Authoritative communities must return the stigma that once accompanied such premeditated and systematic abuse toward the weakest among us. At The Protectors, we’ve created posters that visually link bullying to incarceration, supremacy and even sadism. This is not being “mean,” to bullies--it’s speaking the truth in love and is fulfilling the biblical mandate to act justly and love mercy [Micah 6:8], corresponding with and formed upon the mercy and justice of God [Psalms 101:1 among many other passages].
What Parents of Targets Can Do
Parents of targets: Stop trying to understand the inner-mind of a bully, which is often a waste of precious energy and time since you most likely lack the needed power to create the forces necessary for change in that child’s life. Instead, think in terms of protection.

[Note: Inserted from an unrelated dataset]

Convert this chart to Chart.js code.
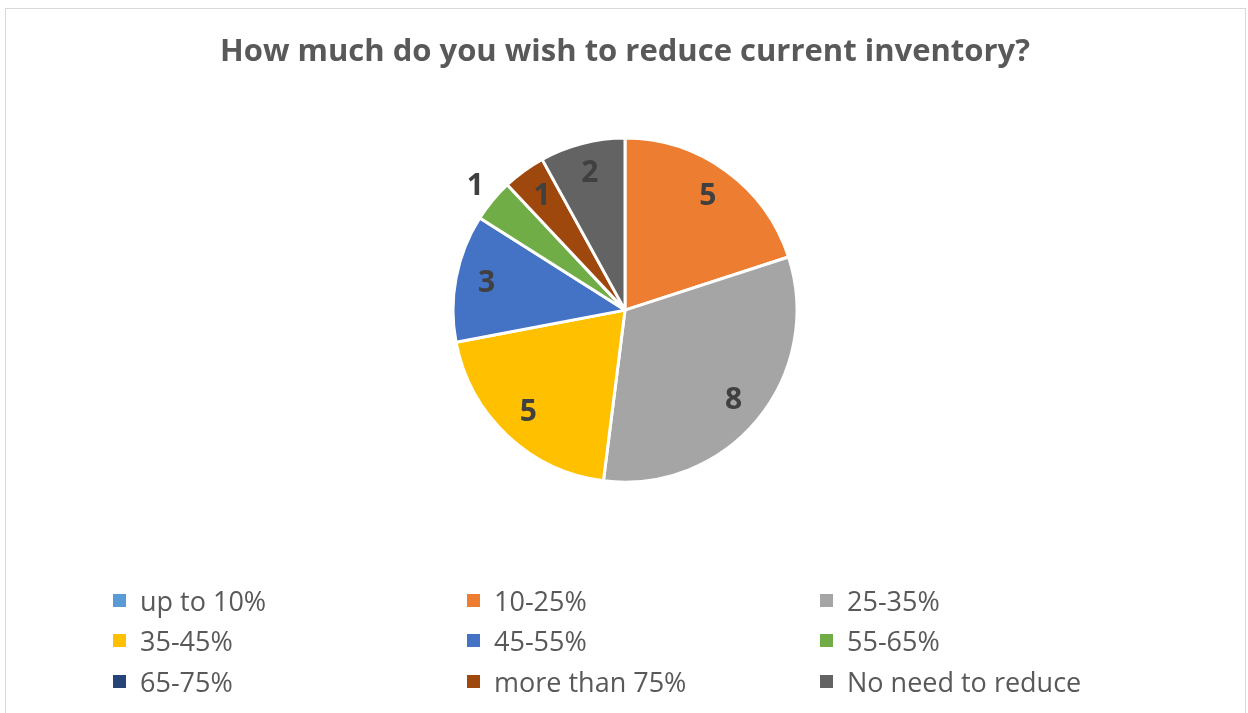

We are coming upon summer camp time, a moment in life that is so wonderful for some--and terrorizing for targets. Here are some effective steps you can take right now to help your child be bully free:
The number-one line of defense against bullying is to surround your child with friends: at least one but ideally three and even more. Encourage the buddy system where they pledge to defend one another with assertive but non-violent behavior.
Be selective as to where you send your child. Does the camp have an anti- bullying policy and procedure? Are counselors trained in spotting and ending bullying? How many bullies have been sent home in the last five years? What is their refund policy if you pull your child due to bullying?
And when it comes to Christian summer camps, beware of a few things. If you hear from camp leaders that they work really hard to build the self- esteem of bullies--realize that this camp does not understand the real world of bullying. Most chronic bullies do not care about the Golden Rule. They care about themselves and the pain they can create. Find another camp immediately.